Cave di Carrara, da Legambiente un esposto sulla “fabbrica delle alluvioni”
«Non solo le cave di marmo accrescono il rischio alluvionale, ma lo stesso Comune gestisce il bacino montano come se lo ignorasse»
[11 Dicembre 2023]
Mentre Legambiente nazionale ha avviato una vertenza nazionale contro l’apertura di nuove cave sulle Alpi Apuane, il circolo di Carrara torna ad accendere un faro sul rischio alluvioni, attraverso un nuovo esposto alla Procura della Repubblica.
«A vent’anni dall’alluvione di Carrara del 23 settembre 2003 – e nonostante altre tre alluvioni di “richiamo” (due nel novembre 2012 e l’ultima il 5 novembre 2014) – sembra proprio che le cave e la politica locale non abbiano ancora capito la lezione e che si stiano attivamente adoperando per preparare le condizioni per la prossima alluvione (agendo cioè come una vera e propria “fabbrica delle alluvioni”)», sottolinea il Cigno verde locale.
La richiesta alla magistratura è dunque quella di valutare se ravvisi profili d’illiceità penale e, nel caso, di individuare i soggetti responsabili e procedere nei loro confronti.
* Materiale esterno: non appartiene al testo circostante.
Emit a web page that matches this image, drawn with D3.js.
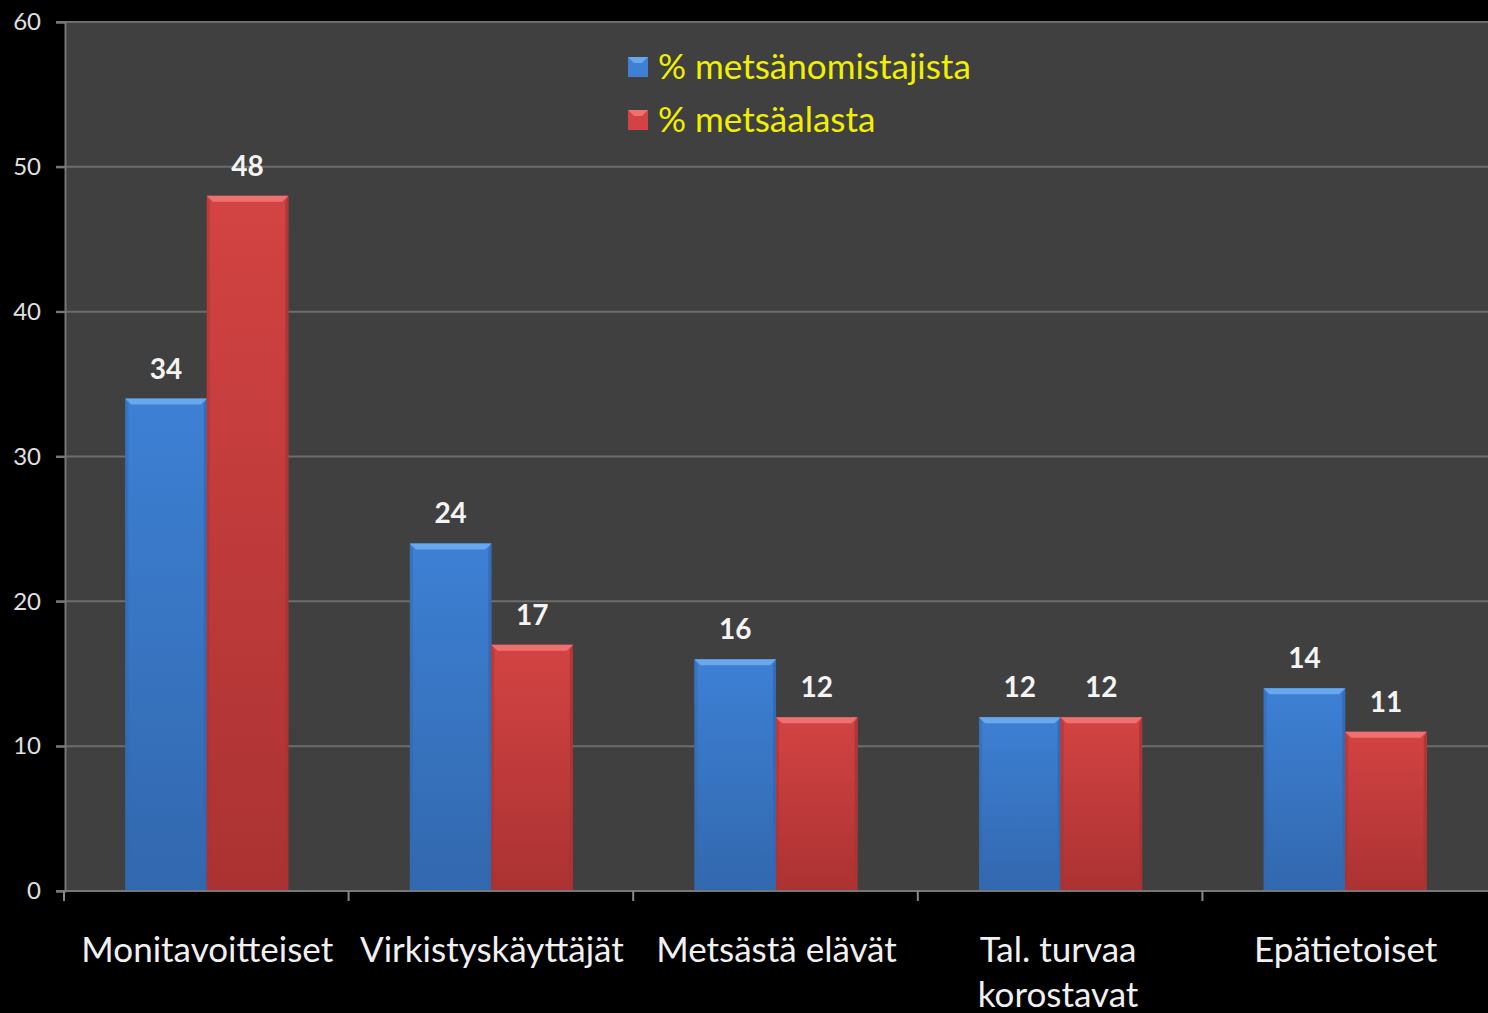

In particolare, nell’esposto viene richiamata l’attenzione sulla perizia dei consulenti della Procura in merito alle cause antropiche dell’alluvione del 2003, che aveva individuato il ruolo determinante svolto dalla cattiva gestione dei detriti delle cave, in particolare perché l’elevato contenuto in terre dei ravaneti ne induceva la franosità, con conseguente esondazione per l’intasamento con detriti degli alvei sottostanti.
«Ciononostante – evidenziano da Legambiente – da allora i ravaneti sono ancor più “ricchi” di terre: dunque la situazione è ulteriormente peggiorata».
Anche il successivo studio idraulico dell’Università di Genova (relazione Seminara, 2016), nel confermare il rischio alluvionale indotto dai ravaneti, ha altamente raccomandato la rimozione delle terre dagli stessi, avvertendo che la sua mancata attuazione avrebbe compromesso la stessa efficacia degli interventi idraulici in corso di realizzazione per la messa in sicurezza del Carrione. Ma «anche questa raccomandazione è stata completamente ignorata», denunciano gli ambientalsti.
«In sintesi: non solo le cave di marmo accrescono il rischio alluvionale, ma lo stesso Comune, con le sue azioni e omissioni nel disciplinare le attività estrattive, si comporta come una “fabbrica di alluvioni” – chiosano da Legambiente – Gestisce cioè il bacino montano come se ignorasse che in tal modo si accresce il rischio alluvionale o ritenesse che, comunque, ciò non sia materia di sua competenza.
Né i Pabe (Piani Attuativi di bacino estrattivo) né il regolamento agri marmiferi hanno disciplinato le attività estrattive introducendo accorgimenti finalizzati a ridurre il rischio di alluvioni: non si prevedono né la conversione degli attuali ravaneti in ravaneti spugna, né lo svuotamento delle cave a fossa dismesse e la loro conversione in bacini di laminazione delle piene.
Al contrario, procedendo nella sdemanializzazione dei fossi sepolti dai detriti di cava, si rinuncia non solo al demanio idrico ma, soprattutto, alla sua funzione di “prevenire e mitigare i fenomeni alluvionali”: in poche parole, si mira a risolvere i problemi per le cave senza curarsi se in tal modo il rischio idraulico viene scaricato sulla città».